Under Mujica’s watch, Uruguay’s economy is growing, with the World Bank’s Global Economic Prospects from January projecting a 4% growth rate for 2013. Unemployment levels have also been at their lowest under Mujica, falling to 6.1% last year, from 20% in 2002.
Estafania Galimberti, a 27-year-old graduate from Montevideo University who worked for the National Statistics Institute before finding work in one of the many newly invested foreign companies in the capital, believes her president is a great example to people all over the country. “Mujica really practices what he preaches and lots of people really love him because of it. It’s rare, but needed more than ever,” she says.
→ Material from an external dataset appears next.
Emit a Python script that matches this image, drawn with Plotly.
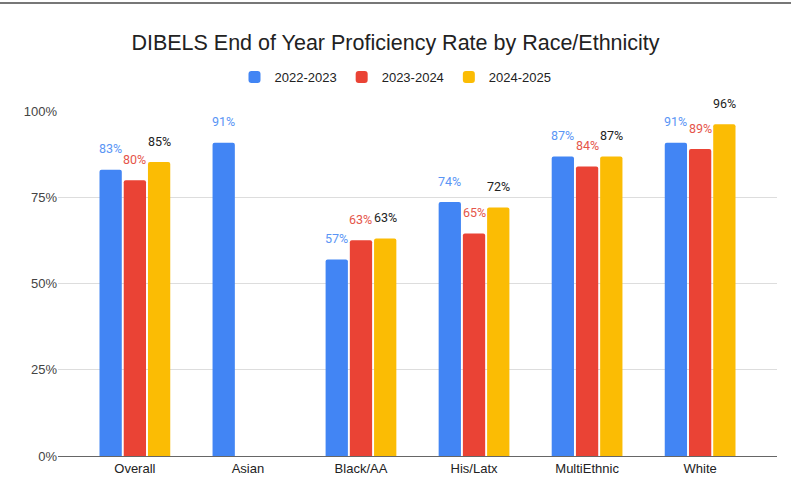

Despite drawing praise, Mujica has taken decisions that have caused divided opinion. A huge proponent of last year’s historic abortion legislation, giving the right to all women during the first trimester of pregnancy, Mujica signed it into law in January 2013. The decision caused much controversy, which he again stirred as the driving force behind a bill that would allow citizens to grow and sell a regulated quantity of marijuana. His original advocacy for the bill led to his lowest public support rating in September last year, where, according to pollster Cifra, his support dropped 11 percentage points on the previous year to an all-time low of 37% public approval. He has since loosened his support for the bill, suggesting the “time is not ripe.”
“Mujica really practices what he preaches and lots of people really love him because of it. It’s rare, but needed more than ever”
But as Agustina Russo, a young journalist living and working in the capital Montevideo suggests, it is his message that needs to be heard above the politics. “We are really proud of him for not changing his beliefs with all the power he has now,” she says. “He challenges us to use our knowledge to change the country, not to leave it to Europe or North America as so many have done before. Mujica says that everyone has a role and we must use it to improve our own country.”
When Mujica, the president not to have worn a tie in the last 20 years, ends his term of office in 2015, he will not retire with the thousands he’s earned; most of that will be in the hands of small charities. He will no doubt drive home to his wife Lucia and farm dog Manuela in that same old rusting VW Beetle, and while his politics will no doubt ripple into Uruguay’s future, it is his message and example that must reverberate further.
Speaking at last year’s Rio+20 sustainability conference, Mujica stressed: “Development cannot fly in the face of happiness; development should promote human happiness, love and human relations between parents and children and friends. Life is the most important treasure we have and when we fight, we must fight for human happiness.”